Bilingual education is a dual-language program designed to provide equal educational opportunities to students of limited English proficiency in their own native language. The U.S. has a large number of students, especially in elementary school, whose home language is not English. Because of the existence of these, the bilingual education program was created to ensure that these students:

+ Learn the basic subjects (reading, arithmetic, science, social studies, etc.) in their home language from the time they enter school. This has the advantage of promoting their academic progress, during the period they are learning the English language,

+ Learn to read and write, first in the home language and, subsequently, in English. Initial literacy skills are developed in the home language and, once the children become orally proficient in English, literacy skills continue to develop in both languages. It is not a question of having to learn to read again once English is introduced, since the individual learns to read only once and, thereafter, transfers the knowledge and skills to the second language,

+ Begin learning English from the time they enter school. The process begins with the development of oral English and, later, with the development of English literacy skills. Thus, the learning of the English language is one of the primary goals of bilingual education,

+ Perceive their culture as an integral part of their education. It is important that the familiar elements of the home be validated in the school environment, as is the case with mainstream children, (Mandera, 91).
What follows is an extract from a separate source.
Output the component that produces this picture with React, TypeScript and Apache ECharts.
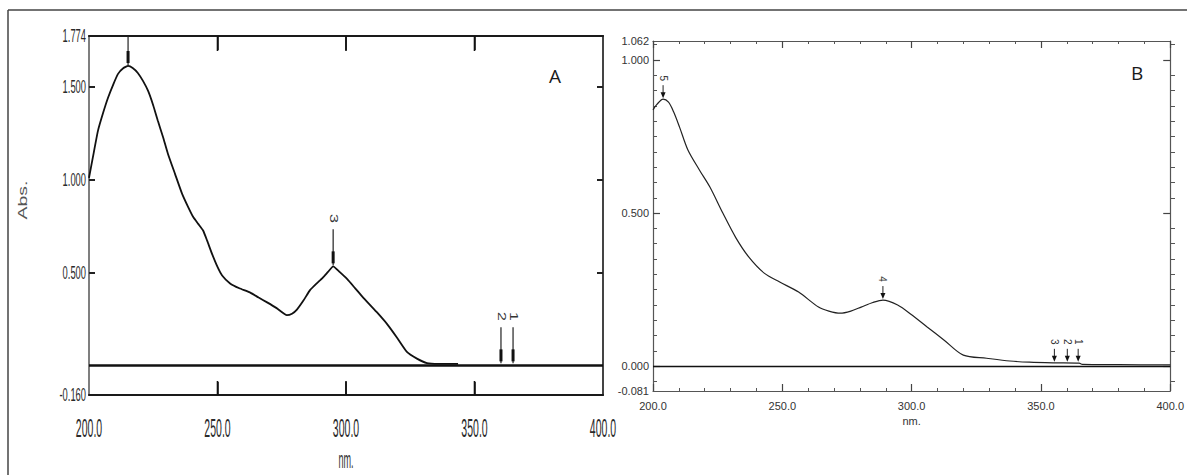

A big problem with bilingual education is that prominent people like Richard Rodriguez are against it when they should be for it. Proposition 227, the English for the Children initiative, set a bad mark on bilingualism advocates. What it did, or will eventually do, is remove all English as a Second Language (ESL) programs and replace them with an English immersion program. This is just horrible. There is no proven data on its effectiveness, in fact there is data proving its ineffectiveness. A 1991 report by Dr. James Cummins Ontario Institute for Studies on Education and Dr. Michael Gensuk of USC refuted the notion that intensive exposure to English is the best way of teaching language to minority children, (Cummins). Their study compared English immersion, involving an almost exclusive use of English throughout elementary school, early-exit bilingual, in which Spanish was used for about one-third of the time in kindergarten and first grade then rapidly switch to English, and late-exit bilingual, that taught kindergarten primarily in Spanish then steadily increasing the amount of English thereafter up to about sixty percent in the 5th and 6th grades. They found that late-exit bilingual children performed the best even surpassing the monolingual children s learning rate.